Damned If You Do
A little less than a week to go before the U.S presidential election and I feel nothing but dread and anxiety when I think about the possible results. This is the first time in my political life that I have been worried about either potential outcome. I can't escape the feeling that dark days ahead no matter who wins the horse race.
Or I guess I should say "wins" the horse race, since between the electoral college, shenanigans associated with the mail-in voting process, and the flotillas of lawyers preparing to descend on battleground states and litigate the everloving fuck out of every contest with a hint of disputedness we may not know who the president-elect is until weeks after the last vote has been cast.
Confusion and delay.
Reasonable people are wondering to themselves if they need to buy a gun to prepare for civil unrest (however you define that).

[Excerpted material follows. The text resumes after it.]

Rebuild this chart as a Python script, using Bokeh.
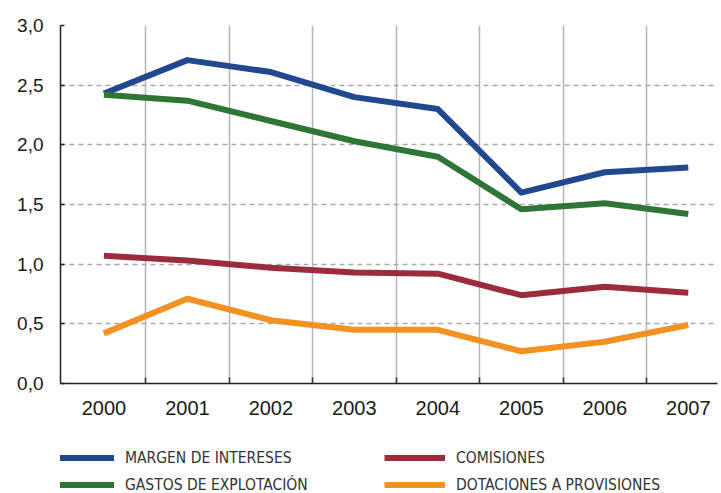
from bokeh.plotting import figure
from bokeh.models import (Range1d, FixedTicker, LinearAxis, Legend, LegendItem,
                          ColumnDataSource)
from bokeh.layouts import column
from bokeh.embed import file_html
from bokeh.resources import INLINE

years = ["2000", "2001", "2002", "2003", "2004", "2005", "2006", "2007"]
margen = [2.43, 2.71, 2.61, 2.40, 2.30, 1.60, 1.77, 1.81]
gastos = [2.42, 2.37, 2.20, 2.03, 1.90, 1.46, 1.51, 1.42]
comisiones = [1.07, 1.03, 0.97, 0.93, 0.92, 0.74, 0.81, 0.76]
dotaciones = [0.42, 0.71, 0.53, 0.45, 0.45, 0.27, 0.35, 0.49]

series_names = ["MARGEN DE INTERESES", "COMISIONES", "GASTOS DE EXPLOTACIÓN",
                "DOTACIONES A PROVISIONES"]
series_values = [margen, comisiones, gastos, dotaciones]
series_colors = ["#22498f", "#9c2b3e", "#2f7536", "#f39223"]

y_ticks = [0.0, 0.5, 1.0, 1.5, 2.0, 2.5, 3.0]
y_labels = ["0,0", "0,5", "1,0", "1,5", "2,0", "2,5", "3,0"]

x_idx = list(range(len(years)))
boundaries = [i + 0.5 for i in x_idx[:-1]]

FONT = "Liberation Sans"
LEGEND_FONT = "Liberation Sans Narrow, DejaVu Sans Condensed, sans-serif"

p = figure(width=721, height=444, output_backend="svg", toolbar_location=None,
           x_range=Range1d(-0.52, 7.35), y_range=Range1d(0, 3.0),
           x_axis_location=None, min_border_left=60, min_border_right=4,
           min_border_top=25, min_border_bottom=61)
p.outline_line_color = None
p.background_fill_color = "white"

# y axis
ya = p.yaxis[0]
ya.ticker = FixedTicker(ticks=y_ticks)
ya.major_label_overrides = {t: l for t, l in zip(y_ticks, y_labels)}
ya.major_label_text_font = FONT
ya.major_label_text_font_size = "19px"
ya.major_label_text_color = "#1a1a1a"
ya.major_tick_in = 4
ya.major_tick_out = 0
ya.minor_tick_line_color = None
ya.major_label_standoff = 17
ya.axis_line_color = "#222222"
ya.axis_line_width = 1.5
ya.major_tick_line_color = "#222222"
ya.major_tick_line_width = 1.5

# x axis: boundary ticks (inward) without labels
xa1 = LinearAxis(ticker=FixedTicker(ticks=boundaries), major_tick_in=6, major_tick_out=0,
                 minor_tick_line_color=None,
                 major_label_overrides={b: "" for b in boundaries},
                 major_label_standoff=0, axis_line_color="#222222", axis_line_width=1.5,
                 major_tick_line_color="#333333", major_tick_line_width=1.5)
p.add_layout(xa1, "below")
# x axis: year labels
xa2 = LinearAxis(ticker=FixedTicker(ticks=x_idx),
                 major_label_overrides={i: y for i, y in zip(x_idx, years)},
                 axis_line_color=None, major_tick_line_color=None,
                 minor_tick_line_color=None, major_label_standoff=11,
                 major_label_text_font=FONT, major_label_text_font_size="20px",
                 major_label_text_color="#1a1a1a")
p.add_layout(xa2, "below")

# grids
p.xgrid.ticker = FixedTicker(ticks=boundaries)
p.xgrid.grid_line_color = "#b5b5b5"
p.xgrid.grid_line_width = 1.5
p.ygrid.ticker = FixedTicker(ticks=y_ticks[1:])
p.ygrid.grid_line_color = "#aaaaaa"
p.ygrid.grid_line_width = 1.5
p.ygrid.grid_line_dash = "5 4"

for vals, col in zip(series_values, series_colors):
    src = ColumnDataSource(dict(x=x_idx, y=vals))
    p.line("x", "y", source=src, line_color=col, line_width=6, line_join="round")

# legend panel (separate strip below the chart); its series lie outside its view
lg = figure(width=721, height=49, output_backend="svg", toolbar_location=None,
            x_range=Range1d(100, 101), y_range=Range1d(100, 101),
            x_axis_location=None, y_axis_location=None,
            min_border_left=0, min_border_right=0, min_border_top=0, min_border_bottom=0)
lg.outline_line_color = None
lg.xgrid.visible = False
lg.ygrid.visible = False
items = []
for name, vals, col in zip(series_names, series_values, series_colors):
    r = lg.line(x=x_idx, y=vals, line_color=col, line_width=6)
    items.append(LegendItem(label=name, renderers=[r]))

legend = Legend(items=items, orientation="horizontal", ncols=2,
                location=(-7, -5), padding=0, margin=0, spacing=0,
                glyph_width=61, glyph_height=27, label_height=27, label_width=259,
                label_standoff=11, label_text_font=LEGEND_FONT,
                label_text_font_size="15.5px", label_text_color="#333333",
                border_line_color=None, background_fill_alpha=0)
lg.add_layout(legend, "center")

open("out.html", "w").write(file_html(column(p, lg), INLINE))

Tribalist entrenchments are underway and we are so fearful of each other and angry about everything that we have lost that I can't help but wonder if this might really be the end of the American experiment; the inflection point that future history channel specials will play in stark black and white and describe as the day the old idea of what America could be buckled. The structure was rotten from within, constructed by optimistic lunatics and held together with faith and duct tape. But plague, economic uncertainty, systemic injustice, racism, paranoia, and other ills of the 21st century accelerated its decay.
I hate elections. They'll break your goddamn heart, they somehow last three years, and they are exhausting. I suppose I feel some relief at the notion that this will all be over soon but it's the kind of relief that comes spiked with anxiety about what happens next.